DIC川村記念美術館にてロスコ・ルームに入室する

マーク・ロスコ伝記

DIC川村記念美術館へ行くのは2回目だった。

常設展や企画展を観るために足を運んだが、一番の目的はロスコ・ルームである。

ロスコ・ルームとは、ロシア系ユダヤ人のアメリカの画家で、ジャクソン・ポロックやバーネット・ニューマン、ウィレム・デ・クーニングらとともに抽象表現主義の代表的な画家であるマーク・ロスコの作品専用の展示室である。

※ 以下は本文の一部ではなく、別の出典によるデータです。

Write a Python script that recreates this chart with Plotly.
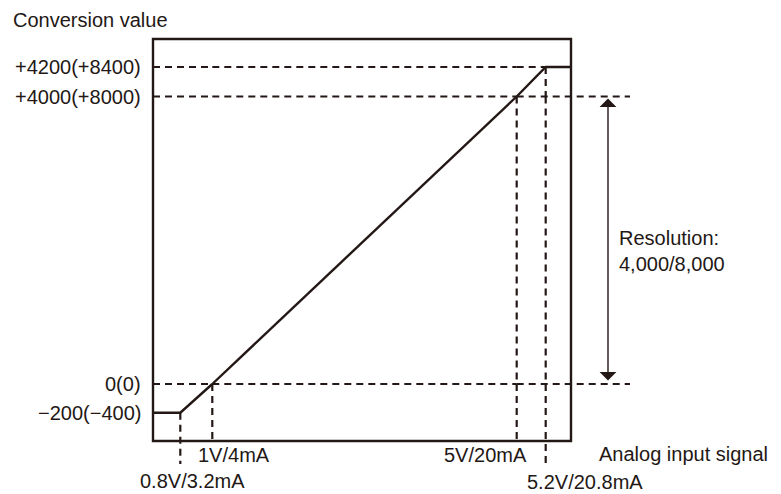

DIC川村記念美術館のウェブサイトには以下の文章が記されている。

ロスコ・ルームは2008年に増築された部屋の一つで、マーク・ロスコの〈シーグラム壁画〉専用展示室として建築家の根本浩氏が設計しました。1950年代末、ニューヨークの高級レストランを飾るために制作された<シーグラム壁画>は、「自分の作品だけで一室を満たす」というロスコの願いが叶うはずの初めての連作でした。計画は実現しませんでしたが、半世紀後の日本で画家の夢を形にすべく整えられたこの空間は、絵と建築が一体化した「場」として鑑賞者を包み込み、言葉を超えた世界へ誘います。

引用元:ロスコ・ルーム | DIC川村記念美術館

ウェブサイト上や宣材画像のロスコ・ルームは白色灯で照らされたような見た目だが、実際のロスコ・ルームは展示されている作品群に共通する「えんじ色」をより深く感じられるような仄暗い光に包まれている。

部屋の中央には鑑賞のためのソファが用意されており、そこへ座ると、ロスコの作品群が四方から、静かで、落ち着いていて、緊張感が漂う、そんな圧力を感じさせてくる。

これは私の主観でしかないが、そこにいると、深い絶望とその間に微かに見える希望にあたたかく包まれ、落ち込みもするし、落ち着きもする、といった感覚を得られる。私はそんなロスコ・ルームがとても好きだ。

初めてマーク・ロスコの絵画を知ったのは、武蔵野美術大学通信教育課程に通っていた時のことだった。その時の印象はものすごく単純で「わー、四角い」だった。けれど、その後、同級生の制作風景や他に通っていた絵画教室での制作時に、先生の口から度々マーク・ロスコの名が登場し、その度、私の耳にすっと入ってきた。

DIC川村記念美術館の存在を知ったのも、この頃だった。

20世紀後半のアメリカ美術が比較的多く観られるのでは?と思い、初めてDIC川村記念美術館に足を運んだ時、さまざまな作品に心打たれたが、ロスコ・ルームには完全にやられてしまった。

言語化するのが本当に難しいが(だからこそ絵画という表現は面白いのだと思うが)、なんとなく「わかる」とか「悲しい」「つらい」「落ち着く」「安堵したい」みたいな感情がばーっと流れ込んできて、マーク・ロスコの作品とマーク・ロスコ本人への興味がグッと深まった。

2度目のロスコ・ルーム入室では、描き方に関心が向いたのも面白かった。

私は今、抽象的な表現の絵画作品を描いている。

とあるイベントに参加した際、お客様の口から度々マーク・ロスコの名が出た。とんでもなく雑に言ってしまえば、私の抽象表現とロスコの作品はともに「四角い」のだ。私自身もロスコの作品が好きだし、それ以外にも何か共通項があるのかもしれない。

私は今後も絵画を制作していく上で、共通項と相違点を明確に説明できるよう、ロスコの作品をより深く知りたい、研究したいと考えた。だからこそ、描き方、なぜそこに黒を置いたのかとか、なぜそこを塗りつけたのかとか、そういうことに目がいった。

そして今は、厚さ6cmほどの分厚い彼の伝記を読んでいる。

おそらく、これを読み終わった後、3度目のロスコ・ルーム入室ではまた違った感想を抱くのだろう。今はただただ、本を読み進め、それを味わうのが楽しみである。

私とは正反対に比較的明るい性格の夫は、1度目の入室では「暗い」という印象を抱いていたようだ。部屋そのものの暗さや作品群の色彩が「暗い」という印象を感じさせるのだと考える。で、それは全然別に悪いことではない。むしろ、やっぱり素直な感想で素敵だと思った。

でも、もし少しでも「孤独」や「疎外感」を味わったことがあるのなら、ロスコ・ルームが「わかる」かもしれない。マイナスの意味でもプラスの意味でも、「孤独」がわかれば「わかる」気がする。

 

「わかる」というのも面白いので、「孤独」や「疎外感」を味わったことがある人はぜひ行ってみてください。そしてよかったら、何を思ったか、どう感じたか、教えてくださいませ。